Exclusion of urinary tract obstruction is one of the most common indications for point of care ultrasonography (POCUS) performed by nephrologists and internists, as it is a potentially reversible cause of acute kidney injury. Though obstruction of urinary flow can occur at any site in the urinary tract, it is not uncommon to only look for hydronephrosis and ignore scanning the urinary bladder. Moreover, when a patient has an indwelling Foley catheter, we tend to ‘assume’ that the bladder is decompressed and absent urine output in such a patient is true anuria. However, ‘not passing’ urine cannot be equated to ‘not making’ urine until urinary catheter malfunction or malposition is excluded. Now, let’s figure out how to do this by going over some normal and abnormal sonographic images of the bladder area.
Figure 1: Normal urinary bladder
This is an illustration of a normal male pelvis accompanied by a normal urinary bladder sonogram in transverse plane. The urinary bladder appears as an anechoic fluid-filled structure (non infected urine is black on ultrasound) located in the mid pelvis. A full bladder is necessary to comprehensively evaluate the characteristics of its walls, contents and other pelvic organs. As structures closer to the probe are displayed on top of the ultrasound image, the top portion of this image represents the anterior aspect of the body and the bottom part corresponds to posterior
Figure 2: Decompressed urinary bladder with Foley catheter
Illustration of a normal female pelvis with a Foley catheter balloon (green dot) in the bladder accompanied by a sonographic image of decompressed bladder. The empty bladder with functioning Foley catheter appears as a soft tissue wrapping around the anechoic fluid-filled Foley balloon (arrow), which appears like a cyst. Sometimes, a little bit of anechoic urine surrounding the balloon may be seen.

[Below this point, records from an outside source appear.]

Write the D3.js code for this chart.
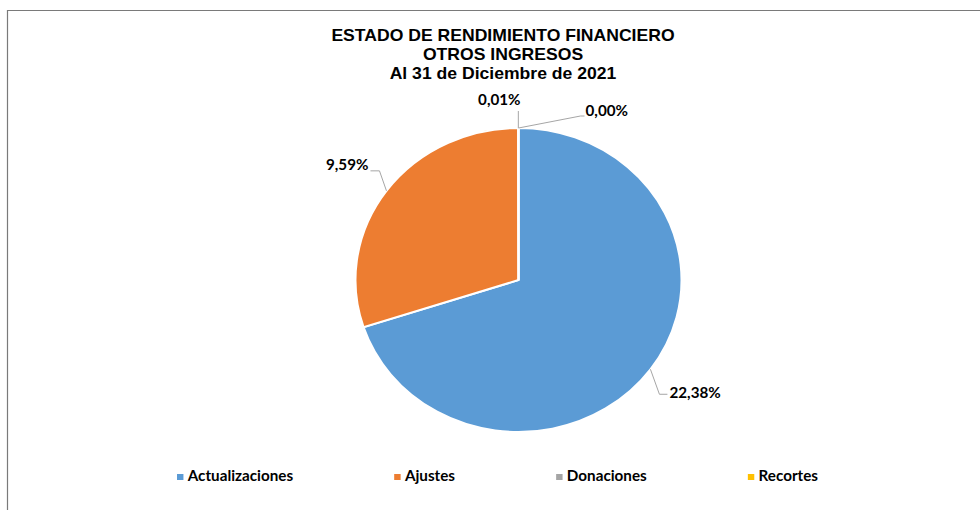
<!DOCTYPE html>
<html>
<head>
    <script src="https://d3js.org/d3.v7.min.js"></script>
    <style>
        body { margin: 0; background: #fff; }
        .title { font-family: "Liberation Sans", Arial, sans-serif; font-weight: bold; font-size: 16.4px; fill: #000; }
        .lbl { font-family: Lato, "Open Sans", sans-serif; font-weight: bold; font-size: 14.2px; fill: #000; }
        .leg { font-family: Lato, "Open Sans", sans-serif; font-weight: bold; font-size: 14.2px; fill: #000; }
        .leader { fill: none; stroke: #a6a6a6; stroke-width: 1; }
    </style>
</head>
<body>
<div id="chart"></div>
<script>
    const categories = ["Actualizaciones", "Ajustes", "Donaciones", "Recortes"];
    const values = [22.38, 9.59, 0.01, 0.00];
    const colors = ["#5b9bd5", "#ed7d31", "#a5a5a5", "#ffc000"];
    const titleLines = ["ESTADO DE RENDIMIENTO FINANCIERO", "OTROS INGRESOS", "Al 31 de Diciembre de 2021"];

    // leader line bends / label anchors relative to the slice edge point
    const labelLayout = [
        {pts: [[9, 25], [17, 25]], tx: 19, ty: 29, anchor: "start"},
        {pts: [[-7, -20], [-16, -20]], tx: -18, ty: -21, anchor: "end"},
        {pts: [[0, -17], [0, -17]], tx: -19, ty: -23, anchor: "middle"},
        {pts: [[62, -12], [66, -12]], tx: 67, ty: -12, anchor: "start"}
    ];

    const width = 980, height = 510;
    const cx = 518.5, cy = 280, ry = 152, rx = 163;
    const stretch = rx / ry; // the original picture is widened a little

    const svg = d3.select("#chart").append("svg")
        .attr("width", width)
        .attr("height", height);

    // frame
    svg.append("path")
        .attr("d", `M7.5,${height}V10.5H${width}`)
        .attr("fill", "none")
        .attr("stroke", "#7a7a7a")
        .attr("stroke-width", 1.2);

    const place = (x, y) => `translate(${x},${y}) scale(${stretch},1)`;

    svg.selectAll(".title")
        .data(titleLines)
        .enter()
        .append("text")
        .attr("class", "title")
        .attr("transform", (d, i) => place(503, 41 + i * 19))
        .attr("text-anchor", "middle")
        .text(d => d);

    const data = categories.map((c, i) => ({name: c, value: values[i], color: colors[i]}));

    const pie = d3.pie().sort(null).value(d => d.value);
    const arcs = pie(data);
    const arc = d3.arc().innerRadius(0).outerRadius(ry);

    const g = svg.append("g")
        .attr("transform", `translate(${cx},${cy}) scale(${stretch},1)`);

    g.selectAll("path")
        .data(arcs)
        .enter()
        .append("path")
        .attr("d", arc)
        .attr("fill", d => d.data.color)
        .attr("stroke", "#fff")
        .attr("stroke-width", 2)
        .attr("vector-effect", "non-scaling-stroke");

    const fmt = v => v.toFixed(2).replace(".", ",") + "%";
    const edge = a => [cx + rx * Math.sin(a), cy - ry * Math.cos(a)];

    arcs.forEach((d, i) => {
        const mid = (d.startAngle + d.endAngle) / 2;
        const p = edge(mid);
        const lay = labelLayout[i];
        const line = [p].concat(lay.pts.map(q => [p[0] + q[0], p[1] + q[1]]));
        svg.append("path")
            .attr("class", "leader")
            .attr("d", d3.line()(line));
        svg.append("text")
            .attr("class", "lbl")
            .attr("transform", place(p[0] + lay.tx, p[1] + lay.ty))
            .attr("text-anchor", lay.anchor)
            .text(fmt(d.data.value));
    });

    // legend, evenly gapped items centred under the plot
    const leg = svg.append("g");
    const items = leg.selectAll("g")
        .data(data)
        .enter()
        .append("g");
    items.append("rect")
        .attr("width", 6)
        .attr("height", 6)
        .attr("y", -7)
        .attr("fill", d => d.color);
    items.append("text")
        .attr("class", "leg")
        .attr("x", 10)
        .attr("y", 0)
        .text(d => d.name);

    const span = 641;
    const widths = items.nodes().map(n => n.getBBox().width * stretch);
    const gap = (span - d3.sum(widths)) / (widths.length - 1);
    let x0 = 497.5 - span / 2;
    items.attr("transform", (d, i) => {
        const t = place(x0, 481);
        x0 += widths[i] + gap;
        return t;
    });
</script>
</body>
</html>
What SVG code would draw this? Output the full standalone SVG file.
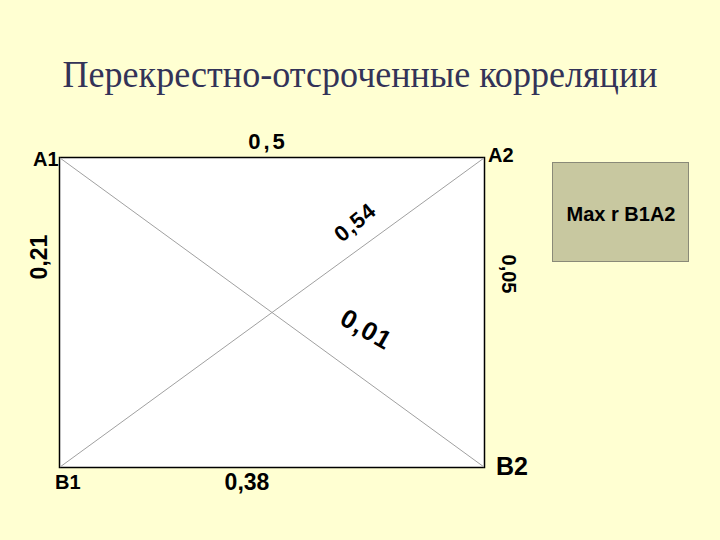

Figure 3: Malfunctioning Foley catheter
The sonographic image demonstrates the transverse view of the bladder distended with urine despite having a Foley balloon in place (arrow). This is indicative of an obstructed catheter, which can occur from a blood clot or other stricture. A patient’s anuria can be treated by simply flushing the catheter. The green dot in the illustration corresponds to a Foley balloon in the distended bladder
Figure 4: Pelvic ascites mimicking urinary bladder
In this bladder sonogram, the Foley balloon (arrow) appears to be located outside the bladder. However, the fluid collection anterior to the Foley is pelvic ascites and the Foley is in appropriate position as shown by the green dot in the illustration. Blood, serous fluid, and urine are all black on ultrasound. Note the margins of this ‘bladder-like’ structure are irregular which should make us suspect something isn’t right. To confirm the diagnosis, we should perform a long axis scan which will show that this fluid collection is in continuity with the peritoneal cavity. Moreover, a patient’s medical history should alert to the presence of pelvic ascites. That’s the whole point of POCUS – to know the patient well when we are performing the scan. It’s interesting to note that the bedside bladder scanning devices that are available in most hospitals these days can wrongly display ascitic fluid volume as bladder volume in this scenario.
Figure 5: Misplaced Foley in prostate
In this sonographic image of long axis of the urinary bladder, the Foley balloon (arrow) is in the prostatic urethra resulting in urinary retention. Note the anechoic urine filled bladder and prostate gland surrounding the Foley. This can be quite painful, but most of our ICU patients are sedated and cannot alert us to a complication. The illustration demonstrates the Foley balloon in the prostate represented by the green dot.
Figure 6: Misplaced Foley in vagina
This is the sonographic image of transverse view of the bladder showing Foley balloon (arrow) outside the bladder wall (posterior). Unlike our pelvic ascites case, this anechoic structure is regular in shape and is confirmed by long axis scan, which will demonstrate a contained fluid filled space not in continuity with the peritoneal cavity. The illustration of female pelvic anatomy shows that the vagina is posterior to the bladder and Foley catheter can be mistakenly placed in the vaginal canal (green dot), especially when the patient is sedated.
Take home point: You cannot exclude obstructive uropathy without scanning the bladder
Fun fact: Foley catheter was initially designed as a self-retaining balloon catheter to achieve hemostasis after cystoscopic prostatectomy by Dr. Frederic Foley in 1929.